Abstract

This article analyzes the construction and experience of masculinity in the correspondence of early national congressmen. Focusing on the years after the removal of the national capital to Washington, the article examines a number of married congressmen who usually served their terms separate from their wives and families. These men wrote home obsessively, in letters filled with pathos, vulnerability, and loneliness. Contrasting the bliss of life at home with the privations of political life, such correspondence anticipated antebellum distinctions between public and private and the middle-class cult of domesticity. These sentiments of male longing stood in marked contrast to Washington political society, in which women, as Catherine Allgor and others have argued, played a decisive public role.
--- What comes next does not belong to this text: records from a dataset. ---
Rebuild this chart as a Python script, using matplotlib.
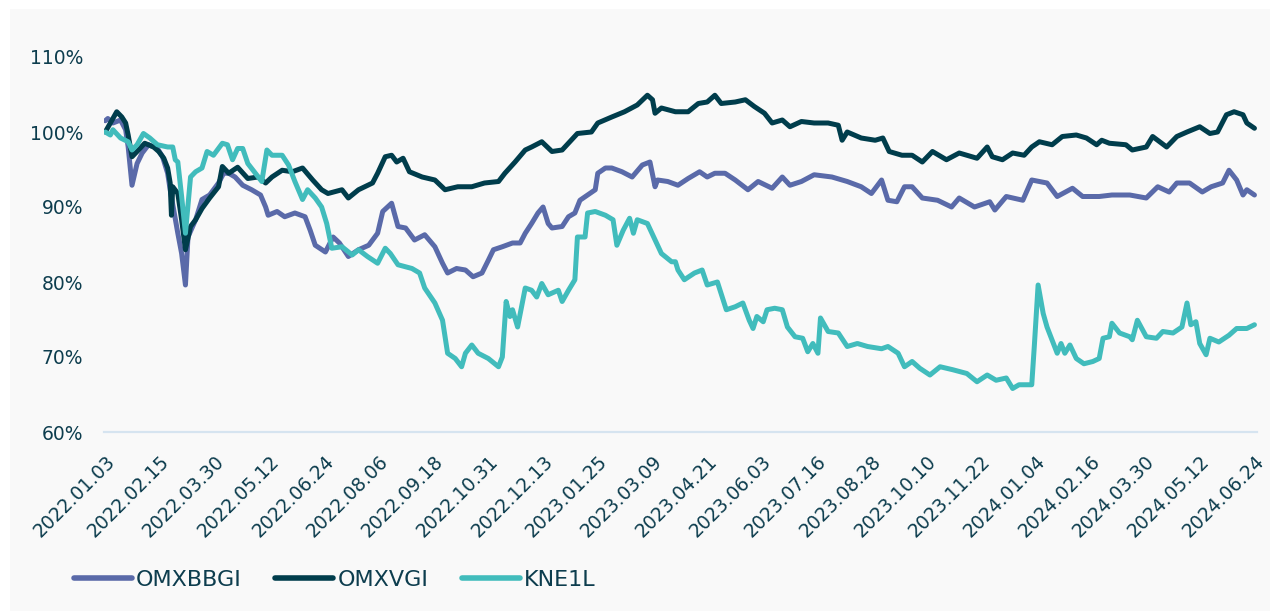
import matplotlib
matplotlib.use('Agg')
import matplotlib.pyplot as plt
from matplotlib.patches import Rectangle
import numpy as np
import pandas as pd

start_date = pd.Timestamp('2022-01-03')

# day offsets from start_date and index level (% of start)
omxbbgi_days = [0, 2, 6, 12, 16, 18, 21, 25, 29, 34, 41, 45, 49, 51, 57, 60, 63, 65, 71, 76,
                82, 89, 93, 97, 102, 108, 115, 122, 126, 128, 135, 141, 149, 157, 161, 165, 173, 179, 184, 191,
                199, 207, 214, 218, 225, 230, 236, 243, 251, 259, 265, 269, 276, 283, 289, 296, 301, 305, 312, 320,
                326, 330, 335, 340, 344, 348, 351, 359, 364, 369, 373, 379, 385, 387, 393, 398, 406, 414, 422, 428,
                432, 434, 442, 450, 458, 467, 473, 479, 487, 495, 505, 513, 524, 532, 538, 547, 557, 571, 583, 594,
                602, 610, 615, 622, 628, 634, 642, 654, 665, 671, 683, 695, 699, 708, 721, 728, 740, 748, 760, 768,
                781, 791, 805, 818, 827, 836, 842, 852, 862, 869, 878, 883, 889, 894, 897, 903]
omxbbgi = [101.5, 101.8, 101.2, 101.6, 100.3, 98.0, 92.9, 95.8, 97.2, 98.3, 97.8, 96.7, 94.5, 92.3, 86.5, 83.8, 79.6, 86.0, 88.3, 91.0,
           91.6, 93.2, 94.5, 94.5, 94.0, 92.9, 92.3, 91.6, 90.0, 88.9, 89.4, 88.7, 89.2, 88.7, 86.9, 84.9, 84.0, 86.0, 85.2, 83.4,
           84.3, 84.9, 86.5, 89.4, 90.5, 87.4, 87.2, 85.6, 86.3, 84.7, 82.5, 81.2, 81.8, 81.6, 80.7, 81.2, 82.9, 84.3, 84.7, 85.2,
           85.2, 86.5, 87.8, 89.2, 90.0, 87.8, 87.2, 87.4, 88.7, 89.2, 90.9, 91.6, 92.3, 94.5, 95.2, 95.2, 94.7, 94.0, 95.6, 96.0,
           92.7, 93.6, 93.4, 92.9, 93.8, 94.7, 94.0, 94.5, 94.5, 93.6, 92.3, 93.4, 92.5, 94.0, 92.9, 93.4, 94.3, 94.0, 93.4, 92.7,
           91.8, 93.6, 90.9, 90.7, 92.7, 92.7, 91.2, 90.9, 90.0, 91.2, 90.0, 90.7, 89.6, 91.4, 90.9, 93.6, 93.2, 91.4, 92.5, 91.4,
           91.4, 91.6, 91.6, 91.2, 92.7, 92.0, 93.2, 93.2, 92.0, 92.7, 93.2, 94.9, 93.6, 91.6, 92.3, 91.6]

omxvgi_days = [0, 4, 9, 13, 16, 18, 21, 25, 31, 38, 42, 46, 49, 51, 52, 53, 57, 60, 63, 67,
               71, 76, 82, 89, 92, 97, 104, 112, 120, 126, 131, 139, 147, 155, 163, 170, 175, 186, 191, 199,
               210, 214, 220, 225, 229, 234, 239, 249, 259, 267, 277, 288, 298, 309, 314, 322, 330, 335, 343, 351,
               359, 365, 371, 382, 387, 398, 408, 418, 426, 430, 432, 437, 448, 458, 466, 473, 479, 484, 495, 503,
               510, 518, 524, 532, 538, 547, 557, 568, 576, 579, 583, 594, 605, 611, 616, 626, 634, 642, 650, 661,
               671, 685, 693, 697, 705, 713, 722, 728, 734, 744, 752, 763, 771, 779, 783, 789, 802, 807, 818, 823,
               834, 842, 850, 860, 868, 874, 881, 887, 894, 897, 903]
omxvgi = [100.0, 101.2, 102.7, 102.0, 101.2, 99.6, 96.7, 97.4, 98.5, 98.0, 97.4, 96.5, 95.2, 93.2, 88.9, 92.7, 91.8, 88.3, 84.3, 87.4,
          88.3, 89.8, 91.2, 92.7, 95.4, 94.5, 95.3, 93.8, 94.0, 93.2, 94.0, 94.9, 94.7, 95.2, 93.6, 92.3, 91.8, 92.3, 91.2, 92.3,
          93.2, 94.5, 96.7, 96.9, 96.0, 96.5, 94.7, 94.0, 93.6, 92.3, 92.7, 92.7, 93.2, 93.4, 94.5, 96.0, 97.6, 98.0, 98.7, 97.4,
          97.6, 98.7, 99.8, 100.0, 101.2, 102.0, 102.7, 103.6, 104.9, 104.3, 102.5, 103.2, 102.7, 102.7, 103.8, 104.0, 104.9, 103.8, 104.0, 104.3,
          103.4, 102.5, 101.2, 101.6, 100.7, 101.4, 101.2, 101.2, 100.9, 98.9, 100.0, 99.2, 98.9, 99.2, 97.4, 96.9, 96.9, 96.0, 97.4, 96.3,
          97.2, 96.5, 98.0, 96.7, 96.3, 97.2, 96.9, 98.0, 98.7, 98.3, 99.4, 99.6, 99.2, 98.3, 98.9, 98.5, 98.3, 97.6, 98.0, 99.4,
          98.0, 99.4, 100.0, 100.7, 99.8, 100.0, 102.3, 102.7, 102.3, 101.2, 100.5]

kne1l_days = [0, 4, 6, 12, 18, 21, 25, 30, 35, 41, 49, 53, 55, 57, 60, 63, 67, 71, 76, 80,
              85, 92, 96, 100, 104, 108, 112, 118, 123, 127, 131, 139, 144, 149, 155, 159, 165, 170, 174, 178,
              186, 194, 199, 206, 214, 220, 224, 230, 241, 247, 251, 259, 265, 269, 275, 280, 283, 288, 293, 301,
              309, 312, 315, 318, 320, 324, 330, 335, 339, 343, 348, 356, 359, 364, 369, 371, 377, 379, 385, 393,
              399, 402, 407, 412, 415, 418, 426, 432, 437, 445, 448, 450, 455, 463, 469, 473, 481, 488, 495, 501,
              506, 509, 512, 517, 520, 526, 532, 536, 542, 548, 552, 556, 560, 562, 568, 576, 583, 591, 599, 610,
              615, 623, 628, 634, 640, 648, 656, 666, 677, 685, 693, 700, 708, 713, 718, 728, 730, 733, 737, 740,
              748, 751, 754, 758, 763, 769, 776, 781, 784, 789, 791, 797, 805, 807, 811, 818, 826, 831, 839, 846,
              850, 853, 857, 860, 865, 868, 875, 883, 889, 897, 903]
kne1l = [100.0, 99.6, 100.3, 99.2, 98.7, 97.6, 98.3, 99.8, 99.2, 98.3, 98.0, 98.0, 96.3, 96.0, 91.4, 86.5, 94.0, 94.7, 95.2, 97.4,
         96.9, 98.5, 98.3, 96.3, 97.8, 97.8, 95.8, 94.5, 93.4, 97.6, 96.9, 96.9, 95.6, 93.4, 91.0, 92.3, 91.2, 90.0, 87.8, 84.5,
         84.7, 83.6, 84.3, 83.4, 82.5, 84.5, 83.8, 82.3, 81.8, 81.2, 79.2, 77.2, 74.9, 70.5, 69.8, 68.7, 70.5, 71.6, 70.5, 69.8,
         68.7, 70.0, 77.4, 75.4, 76.3, 74.0, 79.2, 78.9, 78.0, 79.8, 78.3, 78.9, 77.4, 78.9, 80.3, 86.0, 86.0, 89.2, 89.4, 88.9,
         88.3, 84.9, 86.9, 88.5, 86.5, 88.3, 87.8, 85.6, 83.8, 82.7, 82.7, 81.6, 80.3, 81.2, 81.6, 79.6, 80.0, 76.3, 76.7, 77.2,
         74.9, 73.8, 75.4, 74.7, 76.3, 76.5, 76.3, 74.0, 72.7, 72.5, 70.7, 71.8, 70.5, 75.2, 73.4, 73.2, 71.4, 71.8, 71.4, 71.1,
         71.4, 70.5, 68.7, 69.4, 68.5, 67.6, 68.7, 68.3, 67.8, 66.7, 67.6, 66.9, 67.2, 65.8, 66.3, 66.3, 71.4, 79.6, 75.8, 74.0,
         70.5, 71.8, 70.5, 71.6, 69.8, 69.1, 69.4, 69.8, 72.5, 72.7, 74.5, 73.2, 72.7, 72.3, 74.9, 72.7, 72.5, 73.4, 73.2, 74.0,
         77.2, 74.3, 74.7, 71.8, 70.3, 72.5, 72.0, 72.9, 73.8, 73.8, 74.3]

tick_labels = ['2022.01.03', '2022.02.15', '2022.03.30', '2022.05.12', '2022.06.24', '2022.08.06',
               '2022.09.18', '2022.10.31', '2022.12.13', '2023.01.25', '2023.03.09', '2023.04.21',
               '2023.06.03', '2023.07.16', '2023.08.28', '2023.10.10', '2023.11.22', '2024.01.04',
               '2024.02.16', '2024.03.30', '2024.05.12', '2024.06.24']
y_ticks = [60, 70, 80, 90, 100, 110]

series = [('OMXBBGI', omxbbgi_days, omxbbgi, '#5a6aa9'),
          ('OMXVGI', omxvgi_days, omxvgi, '#003d4c'),
          ('KNE1L', kne1l_days, kne1l, '#41bcbc')]

text_color = '#0d3d4e'

fig = plt.figure(figsize=(12.7, 6.11), dpi=100)
fig.patch.set_facecolor('white')
fig.add_artist(Rectangle((10 / 1270, 0), 1, 602 / 611, transform=fig.transFigure,
                         facecolor='#f9f9f9', edgecolor='none', zorder=0))

ax = fig.add_axes([104 / 1270, 179 / 611, 1153 / 1270, 375 / 611])
ax.set_facecolor('none')

for name, days, vals, col in series:
    x = start_date + pd.to_timedelta(days, unit='D')
    ax.plot(x, vals, color=col, lw=3.6, label=name,
            solid_joinstyle='round', solid_capstyle='round')

ax.set_ylim(60, 110)
ax.set_xlim(start_date - pd.Timedelta(days=1), start_date + pd.Timedelta(days=905))
ax.set_yticks(y_ticks)
ax.set_yticklabels([f'{v}%' for v in y_ticks])

tick_pos = pd.to_datetime(tick_labels, format='%Y.%m.%d')
ax.set_xticks(tick_pos)
ax.set_xticklabels(tick_labels, rotation=45, ha='right', va='top', rotation_mode='anchor')

ax.tick_params(axis='both', length=0, colors=text_color, labelsize=13.5)
ax.tick_params(axis='y', pad=15)
ax.tick_params(axis='x', pad=14)

for s in ['top', 'right', 'left']:
    ax.spines[s].set_visible(False)
ax.spines['bottom'].set_color('#d6e4f0')
ax.spines['bottom'].set_linewidth(1.6)
ax.grid(False)

leg = fig.legend(loc='center left', bbox_to_anchor=(74 / 1270, 1 - 580 / 611), ncol=3,
                 frameon=False, fontsize=16, handlelength=2.6, handletextpad=0.2,
                 columnspacing=1.5, borderpad=0, borderaxespad=0)
for t in leg.get_texts():
    t.set_color(text_color)
for h in leg.get_lines():
    h.set_linewidth(4)
    h.set_solid_capstyle('round')

fig.savefig('out.png', dpi=100)
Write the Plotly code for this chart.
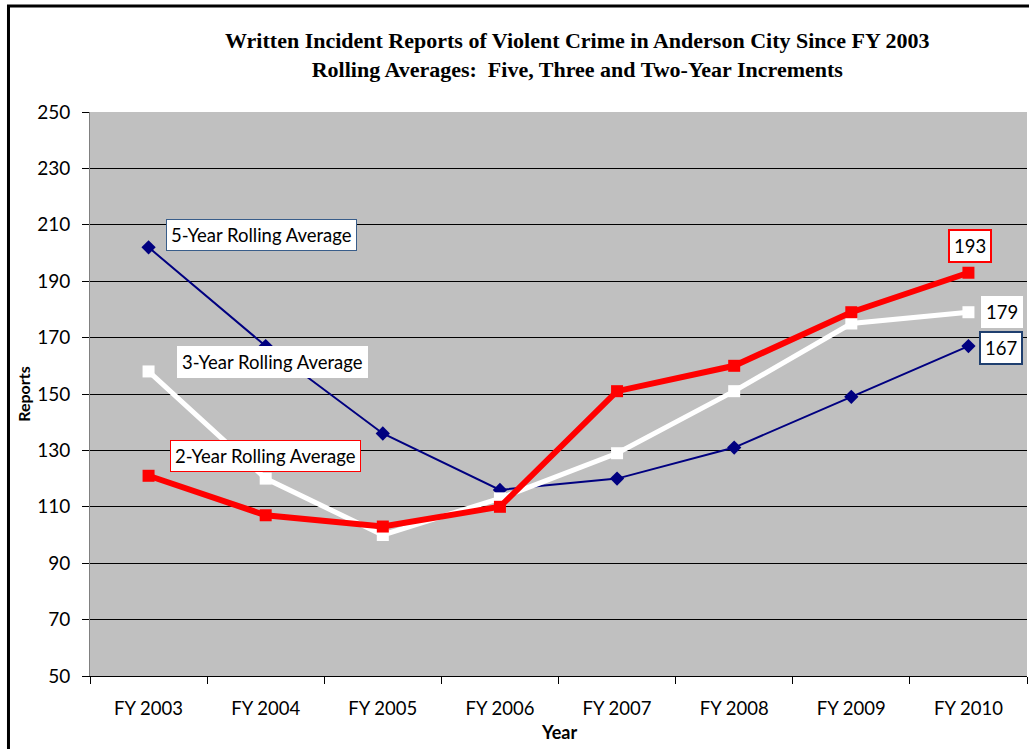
import plotly.graph_objects as go

years = ["FY 2003", "FY 2004", "FY 2005", "FY 2006", "FY 2007", "FY 2008", "FY 2009", "FY 2010"]
five_year = [202, 167, 136, 116, 120, 131, 149, 167]
three_year = [158, 120, 100, 113, 129, 151, 175, 179]
two_year = [121, 107, 103, 110, 151, 160, 179, 193]

NAVY = "#000080"
RED = "#ff0000"
SANS = "Lato, Open Sans, sans-serif"
LABEL_FONT = dict(family=SANS, size=18.5, color="black")

fig = go.Figure()
fig.add_trace(go.Scatter(
    x=years, y=five_year, mode="lines+markers", name="5-Year Rolling Average",
    line=dict(color=NAVY, width=2),
    marker=dict(symbol="diamond", size=11, color=NAVY),
))
fig.add_trace(go.Scatter(
    x=years, y=three_year, mode="lines+markers", name="3-Year Rolling Average",
    line=dict(color="white", width=5),
    marker=dict(symbol="square", size=12, color="white"),
))
fig.add_trace(go.Scatter(
    x=years, y=two_year, mode="lines+markers", name="2-Year Rolling Average",
    line=dict(color=RED, width=6),
    marker=dict(symbol="square", size=12, color=RED),
))

# series labels
labels = [
    ("5-Year Rolling Average", 0.96, 206.5, "#385d8a"),
    ("3-Year Rolling Average", 1.06, 161.5, "white"),
    ("2-Year Rolling Average", 1.0, 128, RED),
]
for text, x, y, border in labels:
    fig.add_annotation(x=x, y=y, xref="x", yref="y", text=text, showarrow=False,
                       font=LABEL_FONT, bgcolor="white", bordercolor=border,
                       borderwidth=1, borderpad=4)

# end value labels
ends = [
    (two_year[-1], 7.01, 202.5, RED),
    (three_year[-1], 7.29, 179, "white"),
    (five_year[-1], 7.28, 166.3, "#1f3f6f"),
]
for val, x, y, border in ends:
    fig.add_annotation(x=x, y=y, xref="x", yref="y", text=str(val), showarrow=False,
                       font=LABEL_FONT, bgcolor="white", bordercolor=border,
                       borderwidth=2 if border != "white" else 1, borderpad=4)

fig.add_annotation(
    x=0.52, y=1.152, xref="paper", yref="paper", showarrow=False,
    text="<b>Written Incident Reports of Violent Crime in Anderson City Since FY 2003<br>"
         "Rolling Averages:  Five, Three and Two-Year Increments</b>",
    font=dict(family="Liberation Serif, serif", size=22, color="black"),
    align="center",
)

# x axis title placed by hand so it clears the pushed-down tick labels
fig.add_annotation(
    x=0.5, y=-0.1, xref="paper", yref="paper", showarrow=False,
    text="<b>Year</b>", yanchor="middle",
    font=dict(family=SANS, size=18, color="black"),
)

# outer chart frame
fig.add_shape(type="rect", xref="paper", yref="paper",
              x0=-0.087, x1=1.05, y0=-0.2, y1=1.188,
              line=dict(color="black", width=3))

fig.update_layout(
    width=1029, height=749,
    showlegend=False,
    margin=dict(l=90, r=2, t=112, b=73),
    plot_bgcolor="#c0c0c0",
    paper_bgcolor="white",
    xaxis=dict(
        type="category", tickson="boundaries", ticks="outside", ticklen=7,
        tickcolor="black", showline=True, linecolor="black", linewidth=1,
        showgrid=False, range=[-0.5, 7.5], ticklabelstandoff=16,
        tickfont=dict(family=SANS, size=18.5, color="black"),
    ),
    yaxis=dict(
        range=[50, 250], dtick=20, tick0=50, ticks="outside", ticklen=7,
        tickcolor="black", showline=True, linecolor="#808080", linewidth=1,
        showgrid=True, gridcolor="black", gridwidth=1, zeroline=False,
        ticklabelstandoff=8,
        tickfont=dict(family=SANS, size=19, color="black"),
        title=dict(text="<b>Reports</b>", standoff=2,
                   font=dict(family=SANS, size=16, color="black")),
    ),
)

fig.write_html("out.html", config={"displayModeBar": False},
               post_script="document.body.style.margin='0';document.body.style.overflow='hidden';")
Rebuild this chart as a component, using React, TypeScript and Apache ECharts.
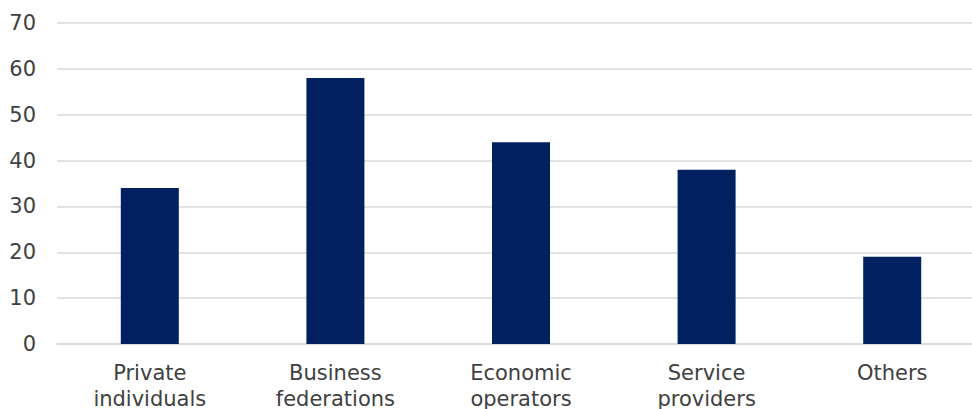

Lonely congressmen often criticized women in Washington society, while emphasizing the importance of the private realm and the love and affection men found at home. The tensions between these different models of gender relations point to the significance of marriage and romantic longing in the construction of early national manhood. By privileging marriage and the home over political life, congressmen defined male political power as a burden and elevated private domesticity over a civil society in which men and women mixed freely. They did all this, finally, in the language of vulnerability and need, rendering male power opaque, both in national politics and in the institution of marriage. In emphasizing their emotional dependence on their wives, congressmen sustained romantic and institutional relationships that perpetuated the political dependence of women.